Some time in summer 2000 I read (though I appear to have reviewed it the following autumn):

Julian Barbour, 1999
Weidenfeld & Nicolson
ISBN 0 297 81985 2

Interesting enough, and I like the idea of Platonia as a description; each point in Platonia is a configuration of the whole universe. Reality is selected by an amplitude which is concentrated on the configurations which constitute time capsules, each of which is a now within which is recorded information about an illusory past.

I don't really buy the timelessness, though: any (suitably continuous) trajectory in Platonia can be construed as a (not necessarily neo-classical) history; each time capsule (point in Platonia) that we see is a record of some trajectory leading to it, albeit possibly of the common truths of various trajectories leading to it (it's not obliged to be a complete record, so it just has to not record the matters in which they differ); and it seems that where the blue mist - i.e. probability density - clumps most tightly it also does so along the trajectories leading to it and consistent with what it records. So it looks to me like the trajectories come back in and we're left with a nicer way of describing a fairly conventional many-worlds view of quantum mechanics. Which is good.

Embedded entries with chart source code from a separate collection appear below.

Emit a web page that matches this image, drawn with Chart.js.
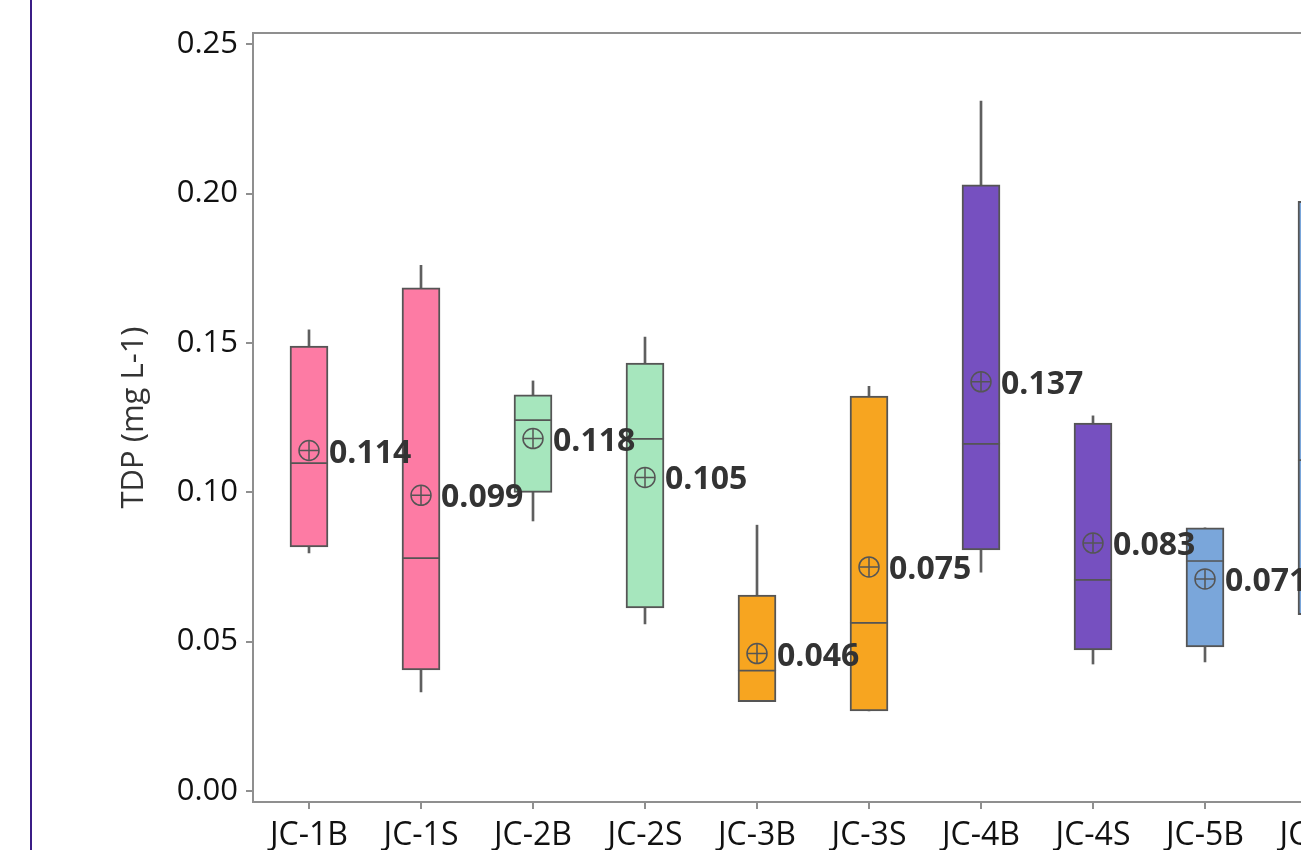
<!DOCTYPE html>
<html>
<head>
<meta charset="utf-8">
<script src="https://cdn.jsdelivr.net/npm/chart.js@4"></script>
<style>
  html, body { margin: 0; padding: 0; background: #fff; overflow: hidden; width: 1301px; height: 850px; }
  #wrap { position: absolute; left: 0; top: 0; width: 1420px; height: 880px; }
  #frameLine { position: absolute; left: 30px; top: 0; width: 2px; height: 850px; background: #3b1d86; }
</style>
</head>
<body>
<div id="frameLine"></div>
<div id="wrap"><canvas id="c" width="1420" height="880"></canvas></div>
<script>
const categories = ['JC-1B','JC-1S','JC-2B','JC-2S','JC-3B','JC-3S','JC-4B','JC-4S','JC-5B','JC-5S'];
const whiskerMin = [0.0797, 0.0332, 0.0904, 0.0559, 0.0299, 0.0268, 0.0733, 0.0425, 0.0432, 0.052];
const q1Values   = [0.0817, 0.0405, 0.1000, 0.0613, 0.0299, 0.0268, 0.0807, 0.0472, 0.0482, 0.059];
const medians    = [0.1098, 0.0780, 0.1242, 0.1179, 0.0403, 0.0563, 0.1162, 0.0707, 0.0770, 0.1108];
const q3Values   = [0.1490, 0.1685, 0.1326, 0.1433, 0.0656, 0.1322, 0.2030, 0.1232, 0.0881, 0.1974];
const whiskerMax = [0.1544, 0.1760, 0.1373, 0.1520, 0.0890, 0.1355, 0.2310, 0.1256, 0.0881, 0.2150];
const means      = [0.114, 0.099, 0.118, 0.105, 0.046, 0.075, 0.137, 0.083, 0.071, 0.118];
const boxColors  = ['#fd7ba4','#fd7ba4','#a6e6bd','#a6e6bd','#f7a520','#f7a520','#7650c0','#7650c0','#7aa6da','#7aa6da'];
const yTicks     = [0.00, 0.05, 0.10, 0.15, 0.20, 0.25];

const FONT = "'Open Sans', 'Noto Sans', sans-serif";

const whiskers = categories.map((c, i) => [whiskerMin[i], whiskerMax[i]]);
const lowerBox = categories.map((c, i) => [q1Values[i], medians[i]]);
const upperBox = categories.map((c, i) => [medians[i], q3Values[i]]);

const framePlugin = {
  id: 'frame',
  afterDraw(chart) {
    const a = chart.chartArea, ctx = chart.ctx;
    ctx.save();
    ctx.strokeStyle = '#8f8f8f';
    ctx.lineWidth = 2;
    ctx.beginPath();
    ctx.moveTo(a.left, a.bottom);
    ctx.lineTo(a.left, a.top);
    ctx.lineTo(a.right, a.top);
    ctx.lineTo(a.right, a.bottom);
    ctx.lineTo(a.left, a.bottom);
    ctx.stroke();
    ctx.restore();
  }
};

const meanLabelPlugin = {
  id: 'meanLabels',
  afterDatasetsDraw(chart) {
    const ctx = chart.ctx, xs = chart.scales.x, ys = chart.scales.y;
    ctx.save();
    ctx.font = "bold 32px " + FONT;
    ctx.fillStyle = '#333333';
    ctx.textAlign = 'left';
    ctx.textBaseline = 'middle';
    means.forEach((m, i) => {
      const x = xs.getPixelForValue(i) + 20;
      const y = ys.getPixelForValue(m) + 3;
      ctx.fillText(m.toFixed(3), x, y);
    });
    ctx.restore();
  }
};

new Chart(document.getElementById('c'), {
  type: 'bar',
  data: {
    labels: categories,
    datasets: [
      { label: 'whisker', data: whiskers, backgroundColor: '#5f5f5f', borderWidth: 0,
        barThickness: 2, grouped: false, order: 5 },
      { label: 'lower', data: lowerBox, backgroundColor: boxColors, borderColor: '#555555',
        borderWidth: { top: 1.2, bottom: 2, left: 2, right: 2 }, borderSkipped: false, barThickness: 38, grouped: false, order: 4 },
      { label: 'upper', data: upperBox, backgroundColor: boxColors, borderColor: '#555555',
        borderWidth: { top: 2, bottom: 1.2, left: 2, right: 2 }, borderSkipped: false, barThickness: 38, grouped: false, order: 3 },
      { type: 'line', label: 'meanCircle', data: means, showLine: false, pointStyle: 'circle',
        pointRadius: 10, pointBackgroundColor: 'rgba(0,0,0,0)', pointBorderColor: '#555555',
        pointBorderWidth: 1.5, order: 2 },
      { type: 'line', label: 'meanCross', data: means, showLine: false, pointStyle: 'cross',
        pointRadius: 10, pointBorderColor: '#555555', pointBorderWidth: 1.5, order: 1 }
    ]
  },
  options: {
    responsive: false,
    devicePixelRatio: 1,
    animation: false,
    layout: { padding: { left: 112, top: 33, right: 47, bottom: 0 } },
    plugins: { legend: { display: false }, tooltip: { enabled: false } },
    scales: {
      x: {
        type: 'category',
        offset: true,
        grid: { display: true, drawOnChartArea: false, offset: false, tickLength: 7, color: '#8f8f8f', lineWidth: 2 },
        border: { display: true, color: '#8f8f8f', width: 2 },
        ticks: { color: '#111111', font: { family: FONT, size: 32 }, padding: 8, maxRotation: 0, autoSkip: false },
        afterFit(scale) { scale.height = 78; }
      },
      y: {
        min: -0.0037,
        max: 0.2538,
        grid: { display: true, drawOnChartArea: false, tickLength: 7, color: '#8f8f8f', lineWidth: 2 },
        border: { display: true, color: '#8f8f8f', width: 2 },
        ticks: { color: '#111111', font: { family: FONT, size: 31 }, padding: 8, includeBounds: false,
                 callback: (v) => Number(v).toFixed(2) },
        afterBuildTicks(scale) { scale.ticks = yTicks.map(v => ({ value: v })); },
        title: { display: true, text: 'TDP (mg L-1)', color: '#333333', font: { family: FONT, size: 31 }, padding: 4 },
        afterFit(scale) { scale.width = 141; }
      }
    }
  },
  plugins: [framePlugin, meanLabelPlugin]
});
</script>
</body>
</html>
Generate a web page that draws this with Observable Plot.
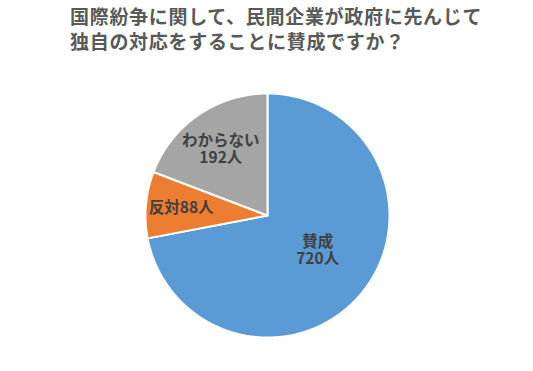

As to the nature of a single now, I would assert that it has time-like extent as well as space-like extent and is bounded in each; as I understand him, Barbour is dealing with space-like (zero time-like extent) slices of the whole universe (unbounded space-like extent). Indeed, each now I experience has space-like dimensions of order the size of my head, time-like of order my reaction time: my experience of everything else is mediated by the processes going on within that now matching a model in which much of the structure of that now may be construed as a description of an external past and surroundings. For comparison of scales between space-like and time-like, note that the speed of light renders the radius of the Earth equivalent to 21 milliseconds, which I'm fairly sure is within the time-scale of each now that I experience; so, if anything, the time-like extent of a now is significantly greater than its space-like extent. I would be interested in what becomes of a Platonia-style model based on these as the time capsules.